The high water brought about by equinox tides each spring and fall floods some areas that otherwise would not hold fish. Reds make their way onto these flooded flats in search of fiddler crabs and they are great fun to catch as they forage for food.
The mouth on a redfish is under it's chin, and as it feeds along the bottom, the top tip of it's tail will protrude from the water in the shape of a small triangle. It is very obvious from the water commotion that a red has found a crab. Striking fish will charge forward and aggressively turn on the prey. It was very obvious to us as we stood there next to the boat that fish were finding prey all around us.

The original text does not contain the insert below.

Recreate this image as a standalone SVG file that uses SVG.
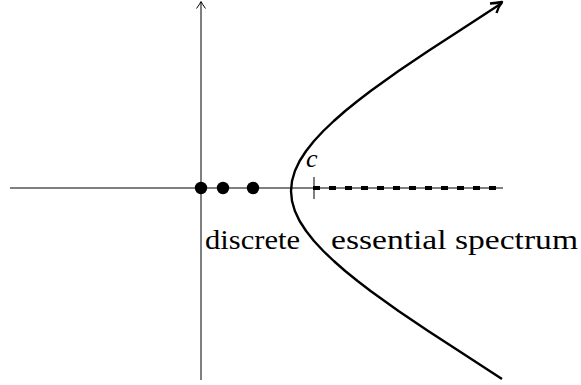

I wanted to use fly tackle, but a stiff wind caused by the outskirts of a tropical storm two hundred miles to our west prevented any thoughts of putting a streamer anywhere near a fish, so we opted for light spinning gear.
Ordinarily I would use a live shrimp on a bare hook with no weight. Estimating the length of the target redfish by the size of it's tail tip, I would cast the shrimp out in front of the red. The wind prevented that option as well, so we used a small jig head to hold the shrimp. A jig head won't allow the bait to settle naturally, but in this wind we really had no choice.
This is usually a slow, quiet, stalking fishing method, but as it turned out, the number of fish charging and turning on bait allowed us to use jig heads without spooking the fish. We actually could wade anywhere we wanted and the fish did not seem to mind. Maybe they were just that hungry!
We waded and cast baits to a number of fish, and caught ten fish each before we began to get concerned that the tide was rolling out. We did not want to get stranded for six hours waiting for our boat to re-float! The fishing only lasted about forty-five minutes on this flat, but it continued from the boat for another four hours. All those fish that were on the flat moved off with the tide and situated themselves along the edge of the flat in deeper water. We simply followed their lead, and continued to catch fish!
The area we fished was off the intracoastal waterway in Northeast Florida, but it could have been anywhere from Texas all the way around and up to Maryland. Equinox tides affect everyone, and fish react the same in all localities. Maybe it's not redfish in your area, but the fish will move onto shallow flooded areas in search of food, and if you know where those areas are, you can catch these fish!